- [TASK PROMPT]: Set down, word for word, only the lines from the start of the records through the line bearing "ax.set_axisbelow(True)"; include no pictures.

- [DATA FOR THIS TASK]:
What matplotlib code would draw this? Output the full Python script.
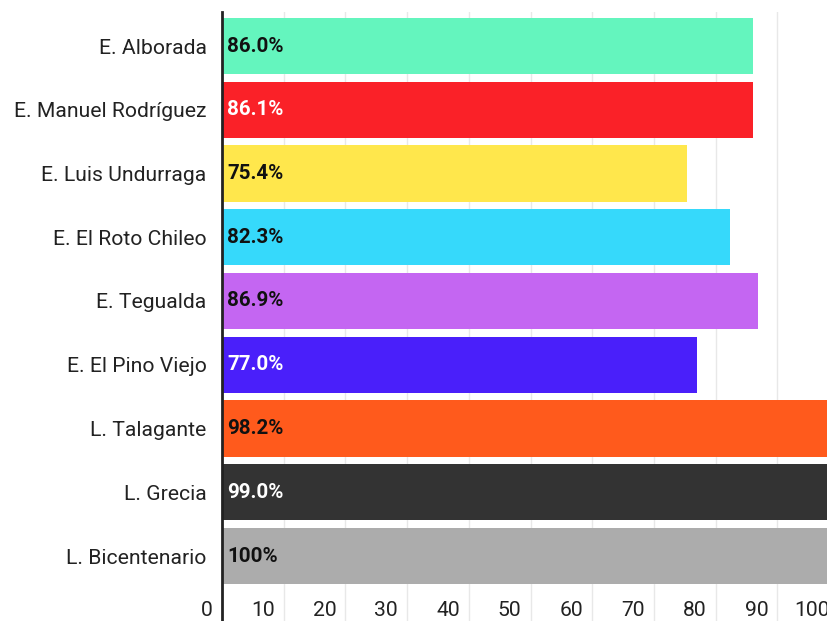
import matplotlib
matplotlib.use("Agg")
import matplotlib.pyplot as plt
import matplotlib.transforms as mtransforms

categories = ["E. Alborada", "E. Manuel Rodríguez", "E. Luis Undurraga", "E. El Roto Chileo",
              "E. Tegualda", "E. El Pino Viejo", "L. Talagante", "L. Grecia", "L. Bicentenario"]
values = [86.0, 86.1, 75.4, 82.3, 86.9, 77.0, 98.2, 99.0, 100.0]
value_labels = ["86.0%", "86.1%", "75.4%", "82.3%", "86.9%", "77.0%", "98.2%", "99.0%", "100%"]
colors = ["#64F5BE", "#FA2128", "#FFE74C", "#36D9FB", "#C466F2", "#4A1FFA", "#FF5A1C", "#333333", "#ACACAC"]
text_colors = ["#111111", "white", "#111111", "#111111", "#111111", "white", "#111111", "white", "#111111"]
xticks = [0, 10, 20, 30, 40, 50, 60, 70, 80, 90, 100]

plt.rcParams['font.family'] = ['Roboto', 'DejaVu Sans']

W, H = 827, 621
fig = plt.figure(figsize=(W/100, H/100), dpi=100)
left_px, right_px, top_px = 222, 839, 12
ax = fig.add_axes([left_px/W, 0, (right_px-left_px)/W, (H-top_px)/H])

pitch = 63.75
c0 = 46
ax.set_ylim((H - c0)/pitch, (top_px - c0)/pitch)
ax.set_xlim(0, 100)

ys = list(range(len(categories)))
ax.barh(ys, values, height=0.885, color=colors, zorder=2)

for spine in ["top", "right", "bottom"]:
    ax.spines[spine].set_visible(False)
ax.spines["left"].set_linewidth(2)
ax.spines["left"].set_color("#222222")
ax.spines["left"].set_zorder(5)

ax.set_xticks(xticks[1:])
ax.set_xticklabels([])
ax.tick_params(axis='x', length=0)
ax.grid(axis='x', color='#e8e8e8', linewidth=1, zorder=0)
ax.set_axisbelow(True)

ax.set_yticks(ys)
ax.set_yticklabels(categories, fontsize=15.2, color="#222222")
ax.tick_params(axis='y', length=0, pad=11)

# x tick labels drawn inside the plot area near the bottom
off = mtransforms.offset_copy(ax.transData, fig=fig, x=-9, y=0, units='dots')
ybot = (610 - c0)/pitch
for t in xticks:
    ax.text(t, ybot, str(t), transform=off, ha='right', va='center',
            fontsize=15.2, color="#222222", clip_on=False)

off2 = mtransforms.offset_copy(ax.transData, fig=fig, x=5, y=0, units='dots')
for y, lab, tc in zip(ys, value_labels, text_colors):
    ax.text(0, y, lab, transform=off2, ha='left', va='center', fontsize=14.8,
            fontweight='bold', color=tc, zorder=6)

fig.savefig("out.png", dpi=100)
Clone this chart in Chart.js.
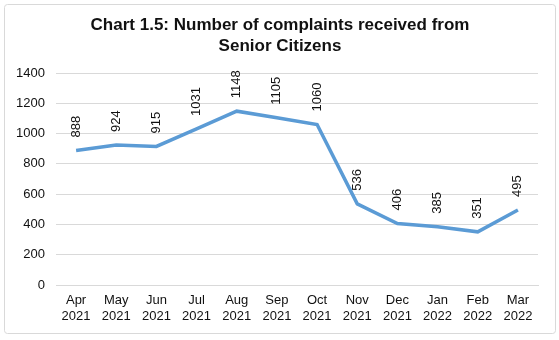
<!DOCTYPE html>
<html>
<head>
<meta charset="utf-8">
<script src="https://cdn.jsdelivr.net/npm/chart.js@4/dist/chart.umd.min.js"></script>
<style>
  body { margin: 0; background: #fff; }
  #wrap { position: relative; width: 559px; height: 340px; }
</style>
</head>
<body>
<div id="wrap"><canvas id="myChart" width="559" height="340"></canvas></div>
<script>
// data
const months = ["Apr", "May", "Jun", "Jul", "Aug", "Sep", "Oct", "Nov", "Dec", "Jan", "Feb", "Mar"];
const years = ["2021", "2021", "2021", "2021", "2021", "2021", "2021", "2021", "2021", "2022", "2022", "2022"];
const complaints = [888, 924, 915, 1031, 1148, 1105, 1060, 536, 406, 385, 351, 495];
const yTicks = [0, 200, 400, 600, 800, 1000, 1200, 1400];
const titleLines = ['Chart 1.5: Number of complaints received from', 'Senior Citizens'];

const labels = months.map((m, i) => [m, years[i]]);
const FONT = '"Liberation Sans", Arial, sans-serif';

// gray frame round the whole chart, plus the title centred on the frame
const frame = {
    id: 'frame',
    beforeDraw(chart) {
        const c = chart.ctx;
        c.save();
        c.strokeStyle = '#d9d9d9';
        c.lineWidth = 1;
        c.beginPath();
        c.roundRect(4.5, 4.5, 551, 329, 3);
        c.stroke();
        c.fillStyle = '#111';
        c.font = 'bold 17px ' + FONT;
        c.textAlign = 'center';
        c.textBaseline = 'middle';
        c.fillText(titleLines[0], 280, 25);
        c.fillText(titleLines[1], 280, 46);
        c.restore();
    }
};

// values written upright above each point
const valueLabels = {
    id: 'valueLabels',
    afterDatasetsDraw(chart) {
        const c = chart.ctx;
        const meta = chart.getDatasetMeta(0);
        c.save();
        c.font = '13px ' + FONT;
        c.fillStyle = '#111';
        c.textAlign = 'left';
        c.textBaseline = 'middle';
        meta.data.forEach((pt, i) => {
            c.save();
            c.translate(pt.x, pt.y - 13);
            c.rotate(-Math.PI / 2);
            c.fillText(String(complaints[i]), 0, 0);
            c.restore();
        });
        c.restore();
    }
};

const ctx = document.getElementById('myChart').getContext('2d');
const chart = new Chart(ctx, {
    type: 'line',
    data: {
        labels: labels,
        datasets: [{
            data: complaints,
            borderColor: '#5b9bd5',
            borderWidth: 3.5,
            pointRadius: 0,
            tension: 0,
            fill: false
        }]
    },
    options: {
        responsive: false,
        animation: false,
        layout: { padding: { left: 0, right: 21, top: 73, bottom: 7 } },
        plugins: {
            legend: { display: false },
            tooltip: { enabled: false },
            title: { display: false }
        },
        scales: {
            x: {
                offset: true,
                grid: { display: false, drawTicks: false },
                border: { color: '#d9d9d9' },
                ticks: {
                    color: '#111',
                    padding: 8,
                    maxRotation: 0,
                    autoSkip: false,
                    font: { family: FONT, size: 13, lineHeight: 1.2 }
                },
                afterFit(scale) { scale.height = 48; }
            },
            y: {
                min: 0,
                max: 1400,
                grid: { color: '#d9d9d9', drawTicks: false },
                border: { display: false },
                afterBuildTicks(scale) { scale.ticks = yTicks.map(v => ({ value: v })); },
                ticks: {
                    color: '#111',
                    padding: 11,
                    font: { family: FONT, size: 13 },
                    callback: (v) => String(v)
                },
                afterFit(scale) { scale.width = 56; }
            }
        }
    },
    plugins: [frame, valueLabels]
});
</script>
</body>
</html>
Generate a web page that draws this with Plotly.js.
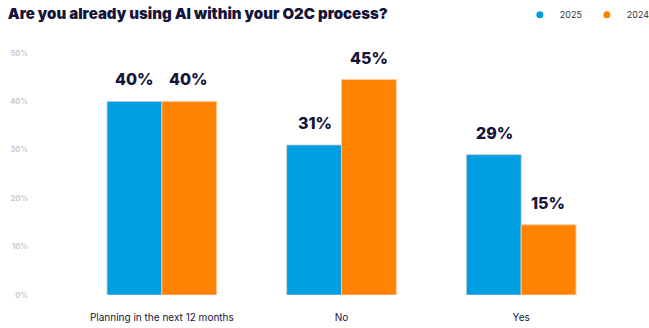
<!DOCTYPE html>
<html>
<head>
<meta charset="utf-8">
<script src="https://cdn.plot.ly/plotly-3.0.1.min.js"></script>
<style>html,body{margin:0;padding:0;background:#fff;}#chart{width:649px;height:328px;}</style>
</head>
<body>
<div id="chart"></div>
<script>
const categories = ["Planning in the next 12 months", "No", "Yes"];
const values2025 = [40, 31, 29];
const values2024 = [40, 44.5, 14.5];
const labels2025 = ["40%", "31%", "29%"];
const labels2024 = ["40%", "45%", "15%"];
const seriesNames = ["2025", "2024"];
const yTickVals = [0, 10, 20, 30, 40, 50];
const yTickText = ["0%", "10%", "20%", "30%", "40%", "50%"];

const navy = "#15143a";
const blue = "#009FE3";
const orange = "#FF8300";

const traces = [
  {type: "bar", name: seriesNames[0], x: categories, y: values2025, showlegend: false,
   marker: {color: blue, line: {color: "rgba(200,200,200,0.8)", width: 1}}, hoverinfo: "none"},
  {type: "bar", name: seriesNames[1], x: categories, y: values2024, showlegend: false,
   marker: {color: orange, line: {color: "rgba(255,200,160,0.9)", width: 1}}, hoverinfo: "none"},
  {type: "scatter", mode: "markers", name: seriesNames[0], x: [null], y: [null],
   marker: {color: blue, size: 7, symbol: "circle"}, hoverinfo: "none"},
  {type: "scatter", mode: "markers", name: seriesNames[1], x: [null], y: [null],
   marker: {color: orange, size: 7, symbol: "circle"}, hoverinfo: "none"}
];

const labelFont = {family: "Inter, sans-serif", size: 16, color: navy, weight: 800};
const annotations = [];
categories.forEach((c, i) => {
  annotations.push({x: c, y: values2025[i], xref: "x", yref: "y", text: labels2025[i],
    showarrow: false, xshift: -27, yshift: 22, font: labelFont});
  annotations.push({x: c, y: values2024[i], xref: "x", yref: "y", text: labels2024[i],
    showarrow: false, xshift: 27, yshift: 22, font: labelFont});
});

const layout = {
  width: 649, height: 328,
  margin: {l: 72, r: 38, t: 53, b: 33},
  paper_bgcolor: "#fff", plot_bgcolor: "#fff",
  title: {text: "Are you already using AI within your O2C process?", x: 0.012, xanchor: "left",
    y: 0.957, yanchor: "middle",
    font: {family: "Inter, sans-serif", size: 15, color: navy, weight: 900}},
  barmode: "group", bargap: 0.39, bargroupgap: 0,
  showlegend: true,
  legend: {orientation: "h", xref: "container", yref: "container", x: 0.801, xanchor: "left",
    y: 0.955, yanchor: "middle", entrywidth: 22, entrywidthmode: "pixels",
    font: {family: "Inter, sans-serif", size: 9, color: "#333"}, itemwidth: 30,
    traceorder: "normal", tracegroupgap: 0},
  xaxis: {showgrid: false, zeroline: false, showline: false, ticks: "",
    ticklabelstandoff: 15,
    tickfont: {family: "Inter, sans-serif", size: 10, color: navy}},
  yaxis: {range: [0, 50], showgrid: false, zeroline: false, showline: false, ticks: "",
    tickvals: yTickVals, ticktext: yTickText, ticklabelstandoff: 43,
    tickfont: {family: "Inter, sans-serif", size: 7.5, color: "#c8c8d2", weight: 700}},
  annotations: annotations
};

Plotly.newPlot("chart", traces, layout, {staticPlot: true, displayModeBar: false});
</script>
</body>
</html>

- [OUTPUT BELOW]:
What matplotlib code would draw this? Output the full Python script.
import matplotlib
matplotlib.use("Agg")
import matplotlib.pyplot as plt
import matplotlib.transforms as mtransforms

categories = ["E. Alborada", "E. Manuel Rodríguez", "E. Luis Undurraga", "E. El Roto Chileo",
              "E. Tegualda", "E. El Pino Viejo", "L. Talagante", "L. Grecia", "L. Bicentenario"]
values = [86.0, 86.1, 75.4, 82.3, 86.9, 77.0, 98.2, 99.0, 100.0]
value_labels = ["86.0%", "86.1%", "75.4%", "82.3%", "86.9%", "77.0%", "98.2%", "99.0%", "100%"]
colors = ["#64F5BE", "#FA2128", "#FFE74C", "#36D9FB", "#C466F2", "#4A1FFA", "#FF5A1C", "#333333", "#ACACAC"]
text_colors = ["#111111", "white", "#111111", "#111111", "#111111", "white", "#111111", "white", "#111111"]
xticks = [0, 10, 20, 30, 40, 50, 60, 70, 80, 90, 100]

plt.rcParams['font.family'] = ['Roboto', 'DejaVu Sans']

W, H = 827, 621
fig = plt.figure(figsize=(W/100, H/100), dpi=100)
left_px, right_px, top_px = 222, 839, 12
ax = fig.add_axes([left_px/W, 0, (right_px-left_px)/W, (H-top_px)/H])

pitch = 63.75
c0 = 46
ax.set_ylim((H - c0)/pitch, (top_px - c0)/pitch)
ax.set_xlim(0, 100)

ys = list(range(len(categories)))
ax.barh(ys, values, height=0.885, color=colors, zorder=2)

for spine in ["top", "right", "bottom"]:
    ax.spines[spine].set_visible(False)
ax.spines["left"].set_linewidth(2)
ax.spines["left"].set_color("#222222")
ax.spines["left"].set_zorder(5)

ax.set_xticks(xticks[1:])
ax.set_xticklabels([])
ax.tick_params(axis='x', length=0)
ax.grid(axis='x', color='#e8e8e8', linewidth=1, zorder=0)
ax.set_axisbelow(True)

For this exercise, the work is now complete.